I’m at that stage of learning French where I can read a novel, but not without stopping every couple of paragraphs to look something up. Solid B1, creeping toward B2. I can follow the plot. I can get the gist. But every few lines there’s a word that could mean three different things depending on context, and if I just guess, I’m probably going to learn the wrong meaning and carry it around for months.
The standard advice is to look it up. And that’s correct. The act of actively searching for a word builds stronger neural pathways than having someone hand you the answer. But when I’m reading on my couch and I have to pick up my phone, open an app, type the word (with accents I don’t have memorized on the keyboard), read the definition, and then find my place again… I’m not reading anymore. I’m doing vocabulary drills that happen to be interrupted by a novel.
I wanted something in between. Not a flashcard system, not a study tool. A way to keep reading without stopping too much, and without filling in the gaps wrong from context.
Phone on the counter
The concept is dead simple. I set my phone on the counter, or the table, or wherever I’m reading. When I hit a word I don’t know, I say it out loud. The app recognizes the French, looks up the English translation, displays it, and reads it back to me. My eyes never leave the page.
I know this isn’t optimal for retention. I’m trading memory strength for reading flow. But the goal isn’t to memorize every word on first encounter. It’s to get through 40 pages instead of 12, and to not build a mental dictionary of wrong definitions by guessing from context clues that I’m not advanced enough to read correctly yet.
How it works
The whole thing is a single HTML file. No framework, no build step, no backend. It uses the Web Speech API (built into Chrome and Edge) for voice recognition with the language set to fr-FR, the MyMemory translation API for French-to-English lookups, and the browser’s built-in text-to-speech to read the result back.

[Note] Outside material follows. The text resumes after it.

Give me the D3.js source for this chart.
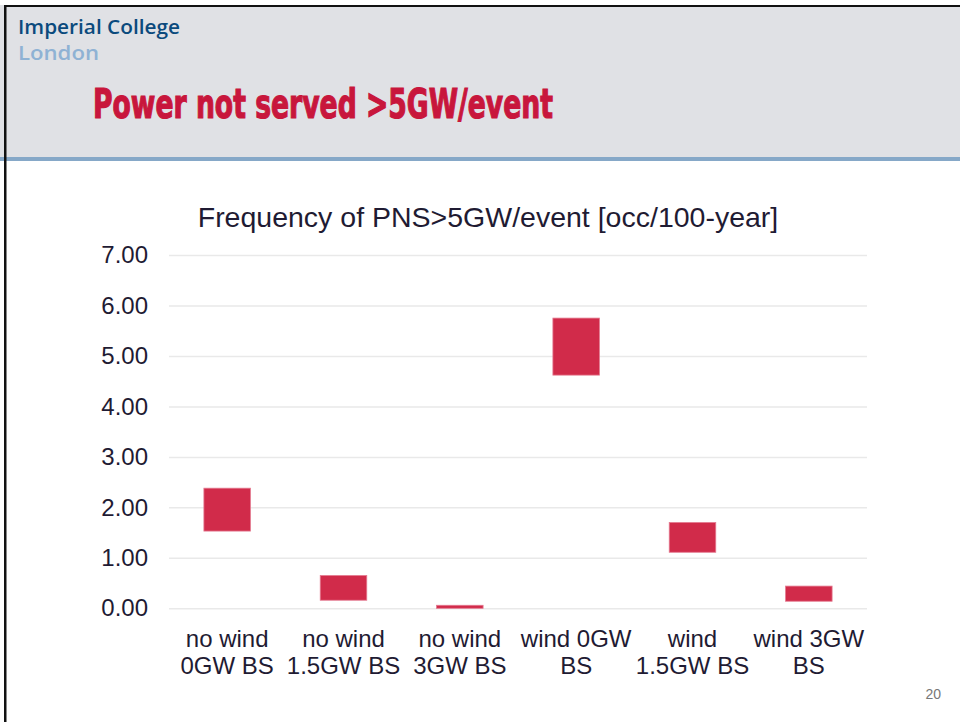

There’s a gender detection feature too. French nouns are masculine or feminine, and the endings give you a decent clue. The app guesses based on common patterns and shows a colored badge next to the word, pink or blue. It’s heuristic, not dictionary-backed, so it’s wrong sometimes. But when I’m mid-page and just want a rough sense of the article to use, it does the job.

I can say whole phrases too, not just single words. Saying “entre guillemets” gives me “between quotation marks.” Saying “dispositif de secours” gives me “backup device.” If I’m somewhere I can’t talk out loud, or the recognition is mangling my pronunciation on a specific word, there’s a text input as a fallback.
The whole thing runs on GitHub Pages. No server, no cost, and I can pull it up on my phone’s browser while I read.
The debugging war
Getting speech recognition to work was straightforward. Getting it to work continuously was a different story.
The first version worked fine for one word. Say “bonjour,” get a definition, great. Say a second word and nothing happened. The app looked alive. The button still said “Stop Listening,” the status dot was green. But it had gone deaf.
Here’s what was happening: while the app processed a word (the API call, then the text-to-speech playback), a flag blocked all incoming speech. Anything I said during that window got dropped silently. No error, no feedback, just gone. And the browser’s text-to-speech onend event? It sometimes just doesn’t fire. Known quirk, no fix. When that happened, the flag stayed on forever and the app was bricked until I refreshed.
It got worse before it got better. At one point the microphone was re-prompting for permission on every recognition cycle. The app started catching its own TTS output and trying to look up its own definitions in an infinite loop. We didn’t just screw the pooch. Basically every dog in the neighborhood.
The fix was an interrupt system. Instead of dropping speech during processing, the app now queues the new word and cancels the current playback. A timeout fallback catches the cases where onend never fires. And recognition stops entirely during TTS so the microphone doesn’t pick up the speaker. Now I can say a new word mid-definition and it switches right over.
Tradeoffs I’m fine with
The MyMemory translation API is free, but the free tier caps at 5,000 characters per day. Since it’s on GitHub Pages with no login, every person who visits shares that same daily bucket. For something I use a few times a week, this hasn’t been a problem. If it ever is, I’ll swap APIs or add a key.
I tried adding English text-to-speech for the translation portion, so it would say “femme signifie” in French and then “woman” in English. Switching TTS languages mid-sentence didn’t work well in any browser I tested. I killed it after one session. Sometimes the simpler version is the better version.
Gender detection is a guess, not a lookup. Common patterns are right, exceptions are wrong. Good enough for a reading aid, not good enough for a grammar quiz.
Try it out
The app is live at jondufault.github.io/french-verbal-dictionary and the source is on GitHub. It’s one HTML file.
On the list for later: tracking how often each word gets looked up (to spot my persistent gaps), and a local cache with export so I can feed lookups into a spaced repetition system. For now it does the one thing I needed. I can read without stopping.